Actually earning money is hard work, and is taxable.

Our Man in NYC said...

Gary -- Brilliant, I laughed out loud!

Steve said...

Yes indeed Gary, and now due to the wonders of structured finance and government intervention homebuyers can get a free call AND a free put. It's Options-A-Go-Go.

Skippy said...

For those that missed it, the Bank of Japan has called an emergency meeting at 2pm. Has the pain threashold been reached?

Nemo Incognito said...

And Australia looks like its going to vote down its emissions trading deal.

Nic said...

Does anyone think that the Dubai problems would put enough of a chill on debt issuance in Gulf and Arab states that they might start selling a lot more of their stored oil instead? To raise money they either have to issue bonds or sell assets, right? Crude is still at pretty lofty price levels ...
Maybe I am just fantasizing about it ...

Skippy said...


Interesting point. Dubai World may indeed be forced to sell assets (real estate). But Dubai does not have the oil, Abu Dahbi does and their annual oil revenue is around $50bn p.a. (along with $400bn in the sovereign wealth fund) which can easily cover the losses (if they chose to).

If the losses are a lot larger than currently reported, perhaps there may be an incentive to sell (supply) a lot more oil?

Nic said...

Yeah I don't mean Dubai, I mean the other Arab States, they all seem to have been issuing bonds ... I guess it really depends on how much of a chill this puts on the bond market in that part of the world.

Nic said...

For example ...

Skippy said...

Sorry Nic, I missed your point.

I guess it may slow appetite for debt and therefore future development may occur out of oil revenue.

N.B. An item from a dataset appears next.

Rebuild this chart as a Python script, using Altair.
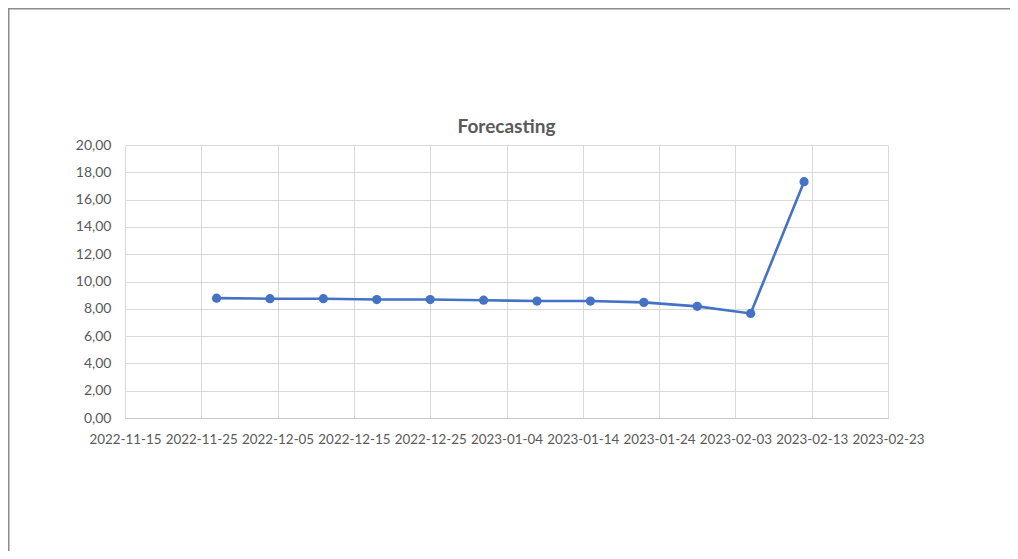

However it is important to differentiate between the haves and the have nots

Skippy said...

A less hawkish RBA today?

I found it interesting to describe 75bp of policy tightening "material" when rates are still well below neutral. Perhaps it is - in a global context?

Anonymous said...

Dubai..goodbye..the markets have said small problem let's leave it with those effected whilst the rest of us march on reflating.
Dubai's last weeks news and the markets appears to have absorbed it and moved on.